Em 2011, o Fora do Eixo também armou um salto estratégico. Em março, dezenove gestores, originários de coletivos em todo o país, alugaram e habitaram uma casa em São Paulo, maior metrópole e polo de difusão cultural do país. A presença multiplicou a visibilidade e a repercussão da rede. Ela foi tema de matérias em revistas e emissoras de circulação nacional, como Trip eMTV; recebeu prêmios como o Bravo! (por “melhor programação cultural”), firmou parcerias com casas de show como Studio SP.
* * *
Para quem busca, como Outras Palavras, refletir sobre a superação do capitalismo, há algo ainda mais provocador, no Fora do Eixo, que seu sucesso surpreendente. É o fato de este êxito ter sido alcançado precisamente porque os coletivos adotam, em seu trabalho e quotidiano, valores e lógicas contra-hegemônicas. Colaboração, ao invés de competição. Compartilhamento da renda. Uso de moedas paralelas, cuja administração é feita de modo consciente. Desierarquização, decentralização e transparência Formas diversas de democracia direta. Tudo o que é apontado pelo pensamento conservador como causador de ineficiência, desestímulo e caos, o Fora do Eixo transforma em fontes de sua energia.

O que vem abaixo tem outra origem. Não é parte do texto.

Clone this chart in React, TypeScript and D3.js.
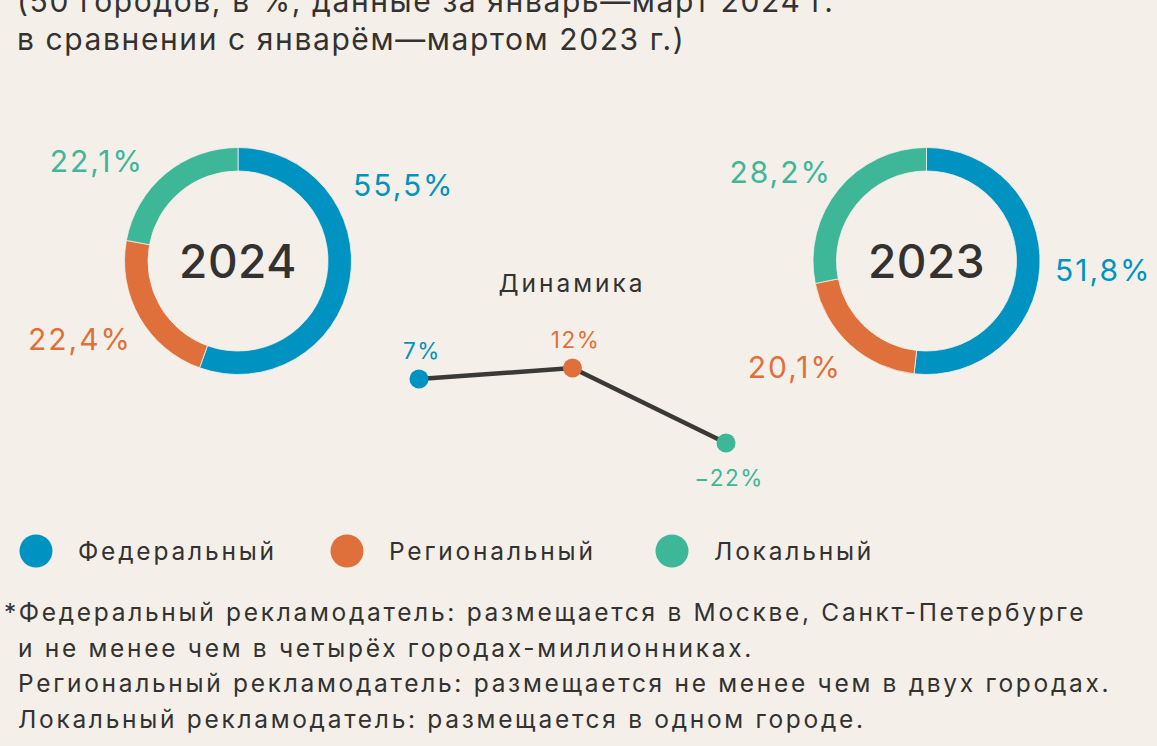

Talvez a primeira peculiaridade esteja na própria relação entre artistas e público – inclusive no que diz respeito à remuneração. A celebridade reluzente dos pop-stars não seduz nem coletivos, nem plateias. A produção dos shows é eficaz, porém espartana. Assegura-se a qualidade do som e da iluminação – nada da parafernália de luzes, palco, camarins luxuosos, segurança impenetrável que caracteriza os mega-espetáculos. Porque a estética é oposta à deles: valoriza despojamento, naturalidade, intimidade entre os músicos e que assiste a eles.

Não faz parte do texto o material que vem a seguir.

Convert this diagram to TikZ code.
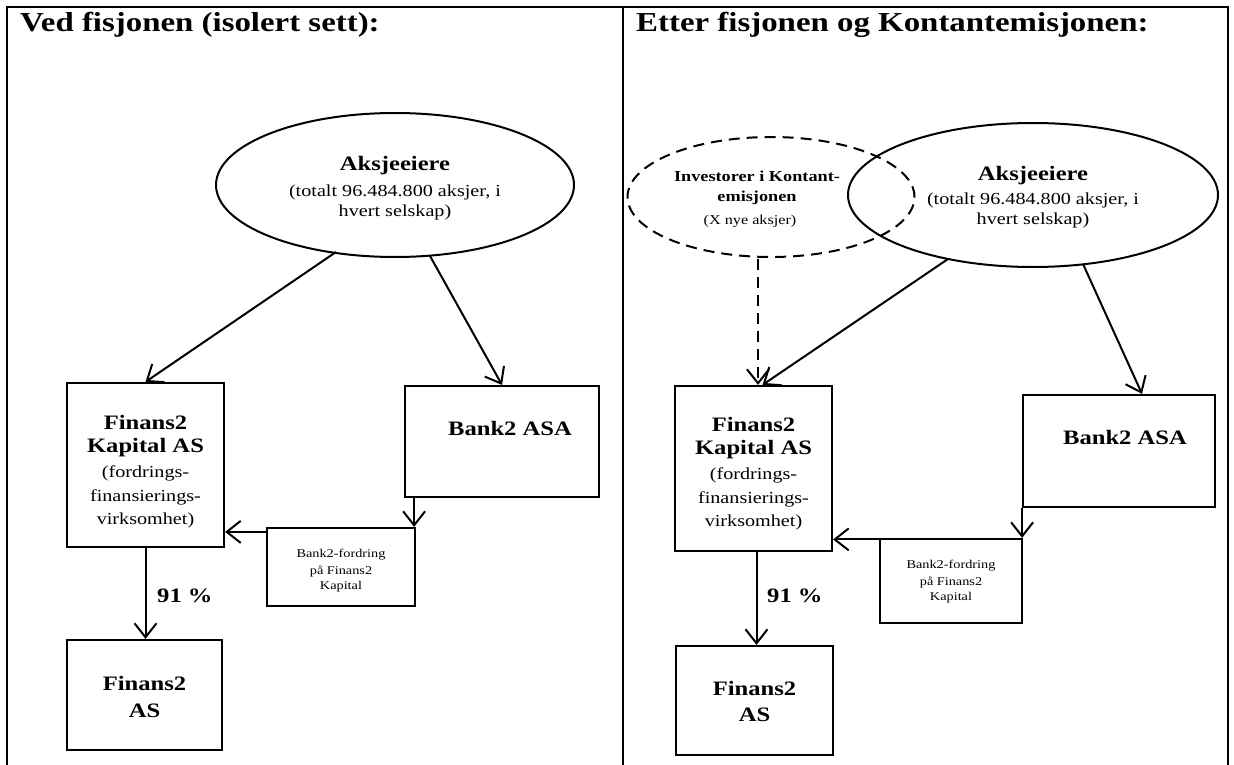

Os R$ 12 milhões que o Fora do Eixo gastou em 2011, com música, certamente não pagariam um dos espetáculos das turnês de circuito internacional que frequentemente vêm ao Brasil. Se viabilizaram 5 mil shows e contribuíram com a produção de 13,5 mil músicos, é porque algo fundamental mudou. Uma multidão de jovens artistas já não se enxergam como candidatos a semideuses, mas como seres humanos dispostos a viver com dignidade de sua criação cultural.